• GIVEN REQUEST
Leave out the pictures and transcribe the rest of the records exactly.
<<<<
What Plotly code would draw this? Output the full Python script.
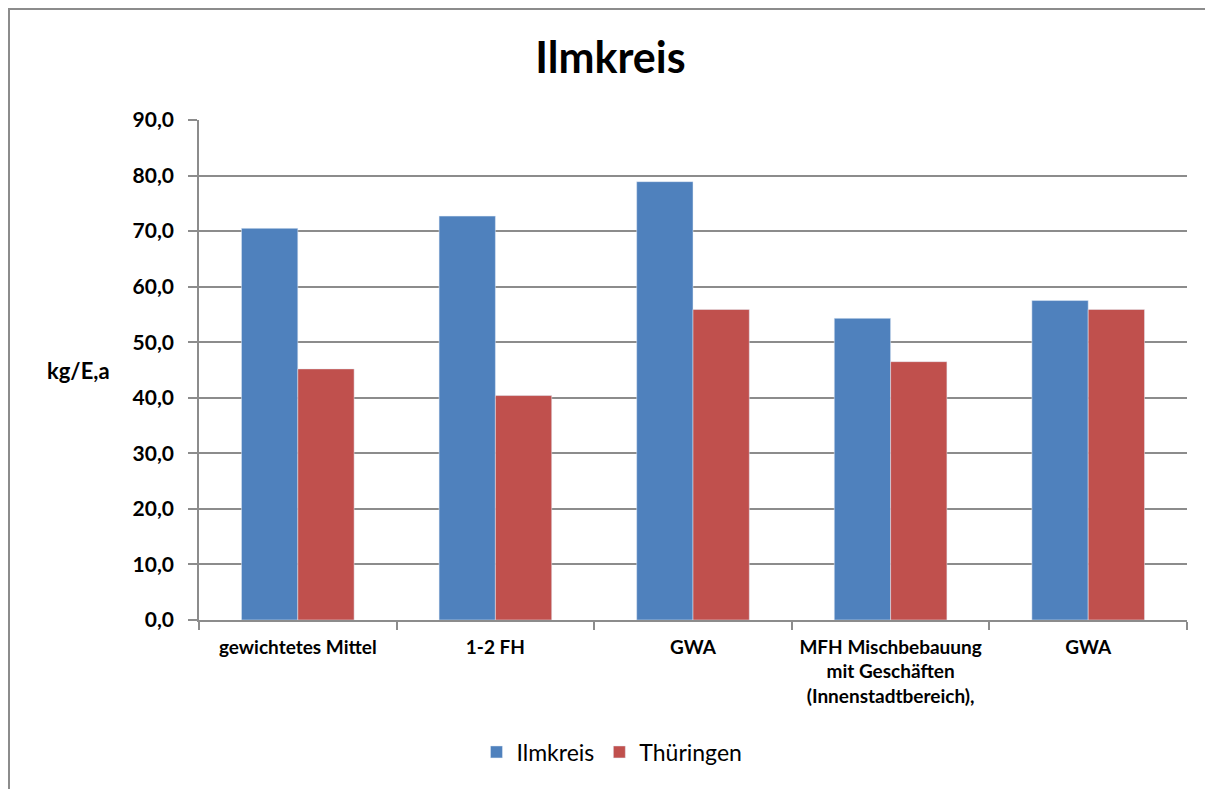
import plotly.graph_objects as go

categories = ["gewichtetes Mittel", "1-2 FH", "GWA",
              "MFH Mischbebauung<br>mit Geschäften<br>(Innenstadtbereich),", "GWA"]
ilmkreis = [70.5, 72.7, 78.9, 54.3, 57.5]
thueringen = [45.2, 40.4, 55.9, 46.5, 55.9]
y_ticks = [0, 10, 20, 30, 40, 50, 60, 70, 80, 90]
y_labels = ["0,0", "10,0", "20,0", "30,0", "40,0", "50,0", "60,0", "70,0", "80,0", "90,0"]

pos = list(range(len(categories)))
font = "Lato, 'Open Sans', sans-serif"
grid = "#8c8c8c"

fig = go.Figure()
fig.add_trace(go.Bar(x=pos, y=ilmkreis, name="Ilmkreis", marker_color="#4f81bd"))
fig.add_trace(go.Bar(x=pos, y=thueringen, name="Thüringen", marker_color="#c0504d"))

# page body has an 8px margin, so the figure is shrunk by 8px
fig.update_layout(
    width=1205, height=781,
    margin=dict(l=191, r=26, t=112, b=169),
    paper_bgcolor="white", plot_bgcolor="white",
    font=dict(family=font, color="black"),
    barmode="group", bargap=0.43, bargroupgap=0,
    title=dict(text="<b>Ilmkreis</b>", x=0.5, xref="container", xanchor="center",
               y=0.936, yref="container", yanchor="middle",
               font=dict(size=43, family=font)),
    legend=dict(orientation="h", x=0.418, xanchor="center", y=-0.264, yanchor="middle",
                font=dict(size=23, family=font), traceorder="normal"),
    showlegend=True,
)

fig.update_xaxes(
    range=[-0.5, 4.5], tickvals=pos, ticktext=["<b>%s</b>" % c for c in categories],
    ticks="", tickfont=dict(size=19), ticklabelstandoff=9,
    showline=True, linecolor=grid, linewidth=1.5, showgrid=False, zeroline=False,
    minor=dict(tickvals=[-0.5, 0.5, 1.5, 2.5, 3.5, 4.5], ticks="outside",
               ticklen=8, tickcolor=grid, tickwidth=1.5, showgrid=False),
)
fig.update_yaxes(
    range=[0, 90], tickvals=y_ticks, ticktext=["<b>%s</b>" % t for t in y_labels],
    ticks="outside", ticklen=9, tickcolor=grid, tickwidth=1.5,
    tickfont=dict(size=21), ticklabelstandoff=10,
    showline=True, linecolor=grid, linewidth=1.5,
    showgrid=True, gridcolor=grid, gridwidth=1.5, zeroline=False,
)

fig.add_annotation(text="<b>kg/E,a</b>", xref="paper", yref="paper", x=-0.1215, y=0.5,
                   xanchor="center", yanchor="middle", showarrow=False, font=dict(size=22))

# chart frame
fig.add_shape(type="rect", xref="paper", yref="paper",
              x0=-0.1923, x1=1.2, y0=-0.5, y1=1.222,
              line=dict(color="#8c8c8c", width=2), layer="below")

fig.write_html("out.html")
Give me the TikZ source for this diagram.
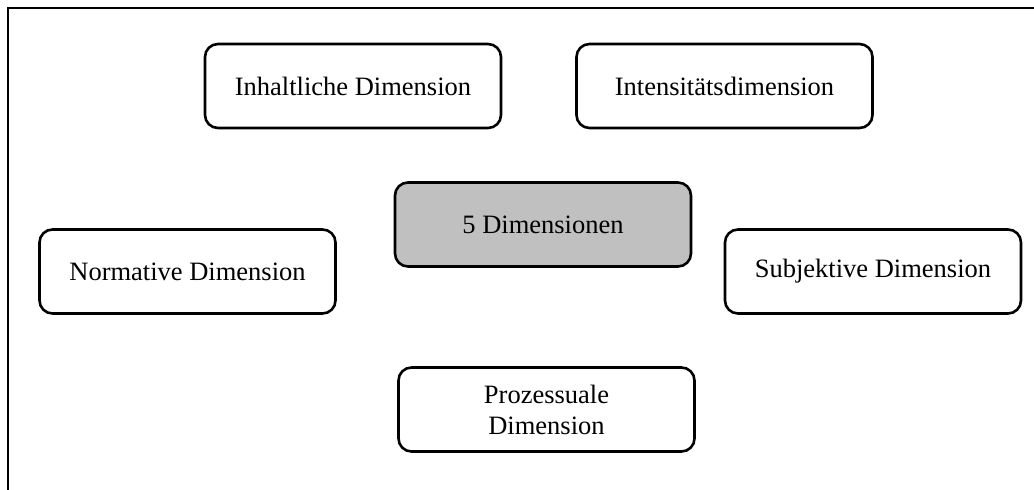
>>>>
• REPLY
What Plotly code would draw this? Output the full Python script.
import plotly.graph_objects as go

categories = ["gewichtetes Mittel", "1-2 FH", "GWA",
              "MFH Mischbebauung<br>mit Geschäften<br>(Innenstadtbereich),", "GWA"]
ilmkreis = [70.5, 72.7, 78.9, 54.3, 57.5]
thueringen = [45.2, 40.4, 55.9, 46.5, 55.9]
y_ticks = [0, 10, 20, 30, 40, 50, 60, 70, 80, 90]
y_labels = ["0,0", "10,0", "20,0", "30,0", "40,0", "50,0", "60,0", "70,0", "80,0", "90,0"]

pos = list(range(len(categories)))
font = "Lato, 'Open Sans', sans-serif"
grid = "#8c8c8c"

fig = go.Figure()
fig.add_trace(go.Bar(x=pos, y=ilmkreis, name="Ilmkreis", marker_color="#4f81bd"))
fig.add_trace(go.Bar(x=pos, y=thueringen, name="Thüringen", marker_color="#c0504d"))

# page body has an 8px margin, so the figure is shrunk by 8px
fig.update_layout(
    width=1205, height=781,
    margin=dict(l=191, r=26, t=112, b=169),
    paper_bgcolor="white", plot_bgcolor="white",
    font=dict(family=font, color="black"),
    barmode="group", bargap=0.43, bargroupgap=0,
    title=dict(text="<b>Ilmkreis</b>", x=0.5, xref="container", xanchor="center",
               y=0.936, yref="container", yanchor="middle",
               font=dict(size=43, family=font)),
    legend=dict(orientation="h", x=0.418, xanchor="center", y=-0.264, yanchor="middle",
                font=dict(size=23, family=font), traceorder="normal"),
    showlegend=True,
)

fig.update_xaxes(
    range=[-0.5, 4.5], tickvals=pos, ticktext=["<b>%s</b>" % c for c in categories],
    ticks="", tickfont=dict(size=19), ticklabelstandoff=9,
    showline=True, linecolor=grid, linewidth=1.5, showgrid=False, zeroline=False,
    minor=dict(tickvals=[-0.5, 0.5, 1.5, 2.5, 3.5, 4.5], ticks="outside",
               ticklen=8, tickcolor=grid, tickwidth=1.5, showgrid=False),
)
fig.update_yaxes(
    range=[0, 90], tickvals=y_ticks, ticktext=["<b>%s</b>" % t for t in y_labels],
    ticks="outside", ticklen=9, tickcolor=grid, tickwidth=1.5,
    tickfont=dict(size=21), ticklabelstandoff=10,
    showline=True, linecolor=grid, linewidth=1.5,
    showgrid=True, gridcolor=grid, gridwidth=1.5, zeroline=False,
)

fig.add_annotation(text="<b>kg/E,a</b>", xref="paper", yref="paper", x=-0.1215, y=0.5,
                   xanchor="center", yanchor="middle", showarrow=False, font=dict(size=22))

# chart frame
fig.add_shape(type="rect", xref="paper", yref="paper",
              x0=-0.1923, x1=1.2, y0=-0.5, y1=1.222,
              line=dict(color="#8c8c8c", width=2), layer="below")

fig.write_html("out.html")
Give me the TikZ source for this diagram.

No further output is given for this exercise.